Published on March 26, 2026 at 4:51 AM

Photography and writing are not just things I do—they are how I breathe life back into the moments that would otherwise slip through my fingers. They are my way of saying, this mattered, even when the world keeps moving too fast to notice.

There is something almost sacred about capturing a moment. The way light falls for just a second before it changes. The way a laugh lingers in the air and disappears. The way a feeling exists so intensely—and then, without warning, becomes memory. Photography lets me fight against that loss. It lets me hold onto something real, something fleeting, and say, stay here a little longer. Because I know how fragile memory can be. I know how even the most beautiful days can blur at the edges over time.

And that’s what terrifies me—the idea that a moment so full of life could one day be something I struggle to recall.

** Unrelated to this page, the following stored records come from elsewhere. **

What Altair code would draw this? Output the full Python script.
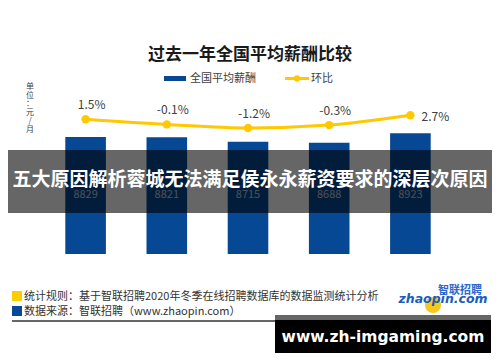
import altair as alt
import pandas as pd

quarters = ["2019年Q4", "2020年Q1", "2020年Q2", "2020年Q3", "2020年Q4"]
salary = [8829, 8821, 8715, 8688, 8923]
mom = [1.5, -0.1, -1.2, -0.3, 2.7]

title_text = "过去一年全国平均薪酬比较"
legend_bar = "全国平均薪酬"
legend_line = "环比"
unit_text = "单\n位\n：\n元\n/\n月"
banner_text = "五大原因解析蓉城无法满足侯永永薪资要求的深层次原因"
note1 = "统计规则：基于智联招聘2020年冬季在线招聘数据库的数据监测统计分析"
note2 = "数据来源：智联招聘（www.zhaopin.com）"
watermark = "www.zh-imgaming.com"

FONT = "Noto Sans CJK SC"
BLUE = "#074894"
YELLOW = "#FFC800"
GRAY = "#404040"

df = pd.DataFrame({
    "q": quarters,
    "salary": salary,
    "mom": mom,
    "idx": list(range(len(quarters))),
})
df["mom_label"] = [f"{v:.1f}%" for v in mom]
df["sal_label"] = [str(v) for v in salary]

one = pd.DataFrame({"a": [0]})

xscale = alt.Scale(domain=quarters, range=[37, 443], paddingInner=0.5, paddingOuter=0.25)
xenc = alt.X("q:N", scale=xscale, sort=quarters,
             axis=alt.Axis(title=None, labelAngle=0, tickBand="extent", tickSize=5,
                           domainColor="#aaaaaa", tickColor="#aaaaaa", labelColor=GRAY,
                           labelFont=FONT, labelFontSize=12, labelPadding=4, grid=False))
xenc_noaxis = alt.X("q:N", scale=xscale, sort=quarters, axis=None)

yscale_bar = alt.Scale(domain=[6000, 10000], range=[246, 80.6], zero=False, nice=False)
yscale_line = alt.Scale(domain=[-5, 5], range=[132.4, 99.8], zero=False, nice=False)

base = alt.Chart(df)

bars = base.mark_bar(color=BLUE).encode(
    x=xenc,
    y=alt.Y("salary:Q", scale=yscale_bar, axis=None),
    y2=alt.datum(6000),
)

bar_labels = base.mark_text(font=FONT, fontSize=11, color="#c0c8d8").encode(
    x=xenc_noaxis,
    y=alt.value(187),
    text="sal_label:N",
)

line = base.mark_line(color=YELLOW, strokeWidth=3, interpolate="monotone").encode(
    x=xenc_noaxis,
    y=alt.Y("mom:Q", scale=yscale_line, axis=None),
)
pts = base.mark_circle(color=YELLOW, size=70, opacity=1).encode(
    x=xenc_noaxis,
    y=alt.Y("mom:Q", scale=yscale_line, axis=None),
)
lab1 = base.transform_filter("datum.idx < 4").mark_text(
    font=FONT, fontSize=12, color=GRAY, dx=6, dy=-14).encode(
    x=xenc_noaxis,
    y=alt.Y("mom:Q", scale=yscale_line, axis=None),
    text="mom_label:N",
)
lab2 = base.transform_filter("datum.idx == 4").mark_text(
    font=FONT, fontSize=12, color=GRAY, dx=25, dy=2).encode(
    x=xenc_noaxis,
    y=alt.Y("mom:Q", scale=yscale_line, axis=None),
    text="mom_label:N",
)

o = alt.Chart(one)

title = o.mark_text(font=FONT, fontSize=17, fontWeight="bold", color="#1a1a1a").encode(
    x=alt.value(242), y=alt.value(47), text=alt.value(title_text))

leg_rect = o.mark_rect(color=BLUE).encode(
    x=alt.value(156), x2=alt.value(178), y=alt.value(68), y2=alt.value(73))
leg_t1 = o.mark_text(font=FONT, fontSize=11, color=GRAY, align="left").encode(
    x=alt.value(182), y=alt.value(70.5), text=alt.value(legend_bar))
leg_rule = o.mark_rule(color=YELLOW, strokeWidth=3).encode(
    x=alt.value(277), x2=alt.value(301), y=alt.value(70.5))
leg_pt = o.mark_circle(color=YELLOW, size=40, opacity=1).encode(
    x=alt.value(289), y=alt.value(70.5))
leg_t2 = o.mark_text(font=FONT, fontSize=11, color=GRAY, align="left").encode(
    x=alt.value(303), y=alt.value(70.5), text=alt.value(legend_line))

unit = o.mark_text(font=FONT, fontSize=8, color=GRAY, lineBreak="\n", lineHeight=8.6,
                   baseline="top").encode(
    x=alt.value(22), y=alt.value(75), text=alt.value(unit_text))

overlay = o.mark_rect(color="black", opacity=0.6).encode(
    x=alt.value(0), x2=alt.value(484), y=alt.value(142), y2=alt.value(205))
banner = o.mark_text(font=FONT, fontSize=19, fontWeight="bold", color="white").encode(
    x=alt.value(242), y=alt.value(172), text=alt.value(banner_text))

sq1 = o.mark_rect(color="#FFCC00").encode(
    x=alt.value(4), x2=alt.value(14), y=alt.value(283), y2=alt.value(293))
sq2 = o.mark_rect(color=BLUE).encode(
    x=alt.value(4), x2=alt.value(14), y=alt.value(298), y2=alt.value(308))
n1 = o.mark_text(font=FONT, fontSize=11, color="#333333", align="left").encode(
    x=alt.value(16), y=alt.value(288.5), text=alt.value(note1))
n2 = o.mark_text(font=FONT, fontSize=11, color="#333333", align="left").encode(
    x=alt.value(16), y=alt.value(304), text=alt.value(note2))
foot_rule = o.mark_rule(color="#333333", strokeWidth=1.3).encode(
    x=alt.value(4), x2=alt.value(267), y=alt.value(313))

logo_c = o.mark_circle(color="#F8C81E", size=260, opacity=1).encode(
    x=alt.value(425), y=alt.value(297))
logo_t = o.mark_text(font="DejaVu Sans", fontSize=12.5, fontWeight="bold", fontStyle="italic",
                     color="#1b5cbf").encode(
    x=alt.value(435), y=alt.value(291), text=alt.value("zhaopin.com"))
logo_cn = o.mark_text(font=FONT, fontSize=11, fontWeight="bold", color="#2a6ad0").encode(
    x=alt.value(452), y=alt.value(283), text=alt.value("智联招聘"))

wm_box = o.mark_rect(color="black").encode(
    x=alt.value(267), x2=alt.value(483), y=alt.value(307), y2=alt.value(345))
wm_strip = o.mark_rect(color="#666666").encode(
    x=alt.value(267), x2=alt.value(483), y=alt.value(307), y2=alt.value(312))
wm_text = o.mark_text(font="DejaVu Sans", fontSize=15.5, fontWeight="bold", color="white").encode(
    x=alt.value(375), y=alt.value(329), text=alt.value(watermark))

chart = alt.layer(
    bars, bar_labels, line, pts, lab1, lab2,
    title, leg_rect, leg_t1, leg_rule, leg_pt, leg_t2, unit,
    overlay, banner,
    sq1, sq2, n1, n2, foot_rule,
    logo_c, logo_t, logo_cn,
    wm_box, wm_strip, wm_text,
).resolve_scale(y="independent").properties(
    width=484, height=346, autosize=alt.AutoSizeParams(type="none"), padding=0,
    background="white",
).configure_view(stroke=None)

chart.save("out.html", embed_options={"renderer": "svg", "actions": False})
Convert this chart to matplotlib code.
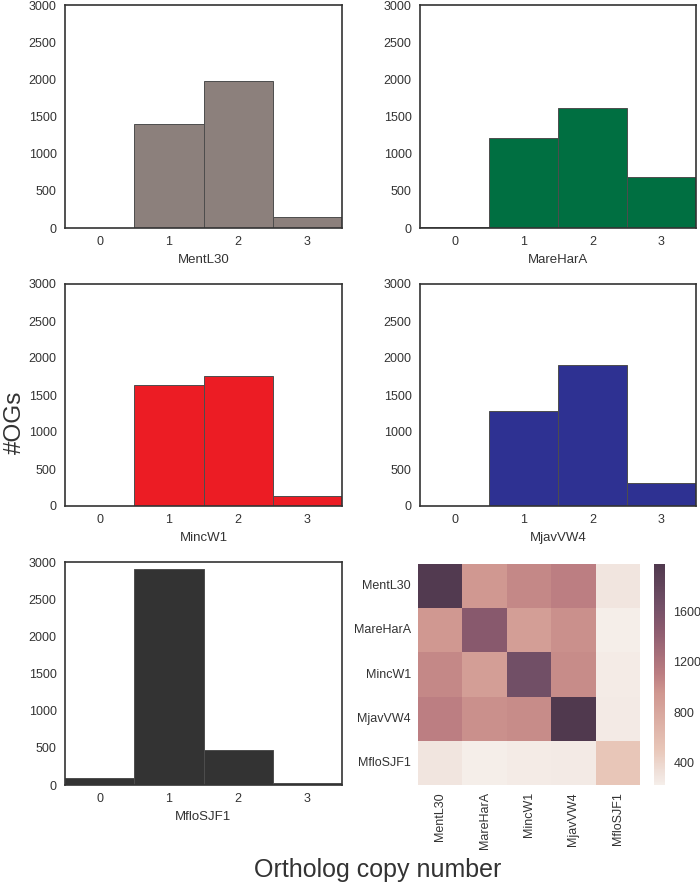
import numpy as np
import matplotlib
matplotlib.use("Agg")
import matplotlib.pyplot as plt
from matplotlib.colors import LinearSegmentedColormap
import seaborn as sns

sns.set_style("white")
plt.rcParams['font.family'] = ['Liberation Sans', 'DejaVu Sans']

species = ["MentL30", "MareHarA", "MincW1", "MjavVW4", "MfloSJF1"]
copy_numbers = [0, 1, 2, 3]
counts_MentL30 = [5, 1400, 1980, 150]
counts_MareHarA = [10, 1210, 1620, 680]
counts_MincW1 = [5, 1630, 1750, 130]
counts_MjavVW4 = [5, 1290, 1910, 310]
counts_MfloSJF1 = [100, 2910, 470, 30]
colors = ["#8c807c", "#006f41", "#ec1c24", "#2e3192", "#333333"]

overlap = [
    [1960, 940, 1040, 1100, 290],
    [940, 1480, 880, 990, 216],
    [1040, 880, 1660, 1020, 240],
    [1100, 990, 1020, 1984, 250],
    [290, 216, 240, 250, 500],
]

all_counts = [counts_MentL30, counts_MareHarA, counts_MincW1, counts_MjavVW4, counts_MfloSJF1]

W, H = 700, 888
fig = plt.figure(figsize=(7, 8.88), dpi=100)

def rect(x0, y0, x1, y1):
    return [x0 / W, 1 - y1 / H, (x1 - x0) / W, (y1 - y0) / H]

positions = [
    rect(65, 5, 342, 228),
    rect(420, 5, 696, 228),
    rect(65, 284, 342, 506),
    rect(420, 284, 696, 506),
    rect(65, 562, 342, 785),
]

for i, (name, vals, col) in enumerate(zip(species, all_counts, colors)):
    ax = fig.add_axes(positions[i])
    ax.bar(copy_numbers, vals, width=1.0, color=col, edgecolor="0.3", linewidth=0.7)
    ax.set_xlim(-0.5, 3.5)
    ax.set_ylim(0, 3000)
    ax.set_yticks([0, 500, 1000, 1500, 2000, 2500, 3000])
    ax.set_xticks(copy_numbers)
    ax.tick_params(labelsize=9, colors=".2", length=0, pad=6)
    ax.set_xlabel(name, fontsize=9.5, color=".2", labelpad=4)
    for s in ax.spines.values():
        s.set_color(".2")
        s.set_linewidth(1.2)

cmap = LinearSegmentedColormap.from_list("muted", [
    (0.0, "#f5eee9"),
    (0.05, "#f0e2dc"),
    (0.16, "#e8c6b8"),
    (0.42, "#cf968f"),
    (0.5, "#bc7e82"),
    (0.71, "#8a5a6e"),
    (0.81, "#735067"),
    (1.0, "#50394e"),
])

hax = fig.add_axes(rect(418, 564, 640, 785))
cax = fig.add_axes(rect(654, 564, 665, 785))
sns.heatmap(np.array(overlap), ax=hax, cbar_ax=cax, cmap=cmap,
            xticklabels=species, yticklabels=species)
hax.tick_params(labelsize=9, colors=".2", length=0, pad=5)
plt.setp(hax.get_xticklabels(), rotation=90, va="top", ha="center")
plt.setp(hax.get_yticklabels(), rotation=0)
cax.tick_params(labelsize=9, colors=".2", length=0, pad=6)
cax.set_yticks([400, 800, 1200, 1600])
cax.set_frame_on(False)

fig.text(15 / W, 1 - 422 / H, "#OGs", rotation=90, fontsize=17.5, color=".2",
         ha="center", va="center")
fig.text(378 / W, 1 - 877 / H, "Ortholog copy number", fontsize=18, color=".2",
         ha="center", va="baseline")

fig.savefig("out.png", dpi=100)
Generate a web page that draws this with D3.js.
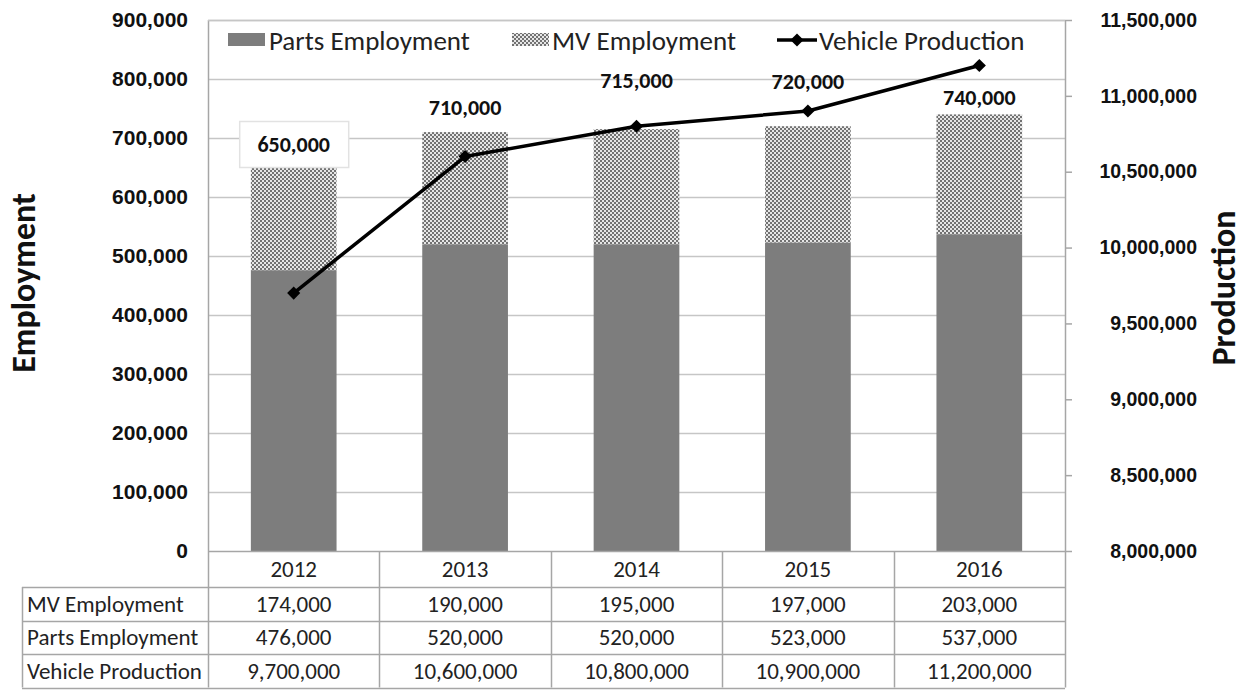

But when I lift a camera, I am choosing to remember.

And when I write, I am choosing to feel it all over again.

Writing is where the moment comes alive beyond what the eye can see. It’s where I pour in the heartbeat behind the image—the trembling, the joy, the ache, the quiet significance that no photograph alone could ever fully hold. Through words, I can relive the exact weight of a second: the warmth in my chest, the stillness, the chaos, the beauty that felt almost too much to carry.

Together, photography and writing become something more than art—they become proof. Proof that I was here. Proof that life, in all its fleeting and fragile brilliance, was witnessed. That it was felt deeply. That it was not wasted or overlooked.

Because life doesn’t wait. It doesn’t pause for us to catch up. The moments we swear we’ll never forget are often the ones that fade the most quietly. And that’s why I chase them—with a lens, with a pen, with everything in me.

I chase the light before it disappears.
I chase the feeling before it softens.
I chase the now before it becomes then.

And in doing so, I create something that can outlive the moment itself. Something I can return to years from now and say, yes… this is exactly how it felt.

Photography lets me see life.
Writing lets me understand it.

And together, they let me hold onto the beauty of being alive—long after the moment has passed.